Brewers pitcher Doug Davis was scratched from his Sunday start and placed on the 15-day disabled list with a heart condition called pericarditis, an acute inflammation of the lining around the heart. He is being treated with anti-inflammatory medication and the situation is not life-threatening.
Davis woke up in the wee hours of Saturday morning with discomfort in his chest and, after heartburn medication had no effect, went to the emergency room at Milwaukee’s Frodtert Hospital. He underwent an EKG scan and was seen by Dr. Jim Kleczka, the same specialist who has been working with Brewers broadcaster Bob Uecker in recent weeks.
Of Davis’ condition, Kleczka said, “It can cause pretty intense pain. Fortunately, it’s easily treatable with non-steroidal anti-inflammatory medication, something as simple as ibuprofen can take care of it. Typically, you have to treat for at least 15 days, regardless of symptoms.”
Adam Stern, optioned back to Triple-A Nashville on Saturday, was quickly recalled to take Davis’ spot on the active roster.
Davis spent Saturday night at home and reported feeling much better on Sunday. He will not travel with the Brewers on their weeklong road trip that begins Monday night in Cincinnati.
At first, Davis worried he was having a heart attack. Instead, he has a condition that is caused by a virus like the common cold.
“Bad luck,” Kleczka said. “A lot of people have colds and don’t end up with this. It’s very intense when you get it. It makes you want to sit up and you can’t breathe. Fortunately, it is very easily treated.”
Asked whether pericarditis can be life-threatening, Kleczka said, “It can be. There are different degrees of it. Fortunately, this thus far appears to be a mild case. We’ve done testing and his heart looks great. He’s in great shape here, so we don’t see signs that this could be something bad.”
Davis, 1-4 on the season with a 7.56 ERA, was set to make his eighth start of the season in pursuit of his second win of the year, as the Brewers look to snap a seven-game home losing streak.

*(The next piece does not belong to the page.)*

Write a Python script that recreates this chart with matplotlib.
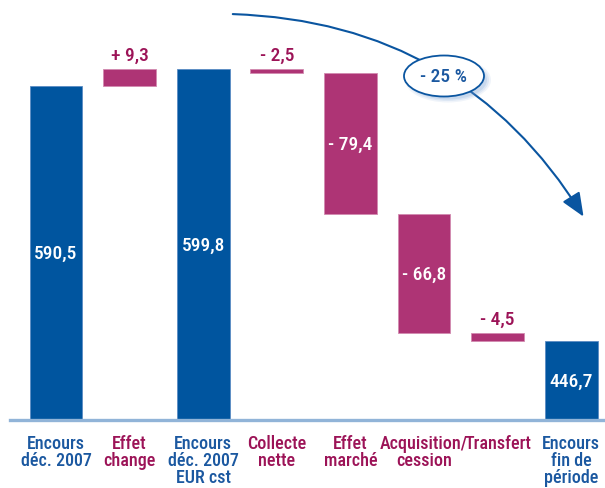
import matplotlib
matplotlib.use("Agg")
import matplotlib.pyplot as plt
from matplotlib.patches import Ellipse, FancyArrowPatch
import numpy as np

plt.rcParams['font.family'] = ['Roboto Condensed', 'DejaVu Sans']

categories = ["Encours\ndéc. 2007", "Effet\nchange", "Encours\ndéc. 2007\nEUR cst",
              "Collecte\nnette", "Effet\nmarché", "Acquisition/\ncession",
              "Transfert", "Encours\nfin de\npériode"]
values = [590.5, 9.3, 599.8, -2.5, -79.4, -66.8, -4.5, 446.7]
is_total = [True, False, True, False, False, False, False, True]
value_labels = ["590,5", "+ 9,3", "599,8", "- 2,5", "- 79,4", "- 66,8", "- 4,5", "446,7"]
change_label = "- 25 %"

BLUE = "#00559f"
MAG = "#ae3475"
MAG_TXT = "#9c1357"
BLUE_TXT = "#1b58a0"

W, H = 605, 489
fig = plt.figure(figsize=(W / 100, H / 100), dpi=100)
base_px = 422
ax = fig.add_axes([0, (H - base_px) / H, 1, base_px / H])
ymin = 401.5
scale = 1.775
ax.set_ylim(ymin, ymin + base_px / scale)
x0, dx = 56, 73.6
ax.set_xlim((0 - x0) / dx, (W - x0) / dx)
ax.axis("off")

x = np.arange(len(values))
running = 0.0
bw = 0.72
for i, (v, tot) in enumerate(zip(values, is_total)):
    if tot:
        ax.bar(x[i], v, bottom=0, width=bw, color=BLUE, edgecolor="#5b8cc4", linewidth=0.6)
        running = v
        ax.text(x[i], (ymin + v) / 2, value_labels[i], ha="center", va="center",
                color="white", fontsize=14, fontweight=500)
    else:
        bottom = running if v > 0 else running + v
        top = running + v if v > 0 else running
        ax.bar(x[i], abs(v), bottom=bottom, width=bw, color=MAG, edgecolor="#d28ab0", linewidth=0.6)
        if abs(v) > 20:
            ax.text(x[i], (bottom + top) / 2, value_labels[i], ha="center", va="center",
                    color="white", fontsize=14, fontweight=500)
        else:
            ax.annotate(value_labels[i], (x[i], top), xytext=(0, 4), textcoords="offset points",
                        ha="center", va="bottom", color=MAG_TXT, fontsize=14, fontweight=500)
        running += v

# baseline
ax.axhline(ymin + 0.4, xmin=10 / W, xmax=1, color="#91b4d8", linewidth=2.4, clip_on=False)

# category labels
for i, c in enumerate(categories):
    col = BLUE_TXT if is_total[i] else MAG_TXT
    fig.text((x0 + dx * i) / W, 1 - 435 / H, c, ha="center", va="top", color=col,
             fontsize=13, fontweight=500, linespacing=0.92)

# curved arrow
arrow = FancyArrowPatch((230, H - 15), (585, H - 220), transform=None,
                        connectionstyle="arc3,rad=-0.27",
                        arrowstyle="-|>,head_length=0.9,head_width=0.38",
                        mutation_scale=16, color="#0a55a0", linewidth=1.5)
fig.add_artist(arrow)

# ellipse with shadow
for k, a in enumerate([0.10, 0.14, 0.18]):
    sh = Ellipse((448, H - 81), 86 - 4 * k, 45 - 3 * k, transform=None,
                 facecolor="#6f9bd0", edgecolor="none", alpha=a)
    fig.add_artist(sh)
ell = Ellipse((444, H - 77), 80, 41, transform=None, facecolor="white",
              edgecolor="#0a55a0", linewidth=1.3)
fig.add_artist(ell)
fig.text(444 / W, 1 - 77 / H, change_label, ha="center", va="center", color=BLUE_TXT,
         fontsize=14, fontweight=500)

fig.savefig("out.png", dpi=100)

The 34-year-old has been through a public health issue before. In March 2008, he was diagnosed with thyroid cancer but was determined to be cancer-free six weeks later and returned to pitch for the Arizona Diamondbacks soon thereafter.
“They seem to have found what it was so we’ll just take our time,” Davis said of his current setback. “It’s nothing to rush through. The worst thing that could happen is me try to go out there to pitch and end up going on one knee and calling Roger [Caplinger, the team’s head athletic trainer] out. We don’t want that to happen, so I’m going to take it day by day.”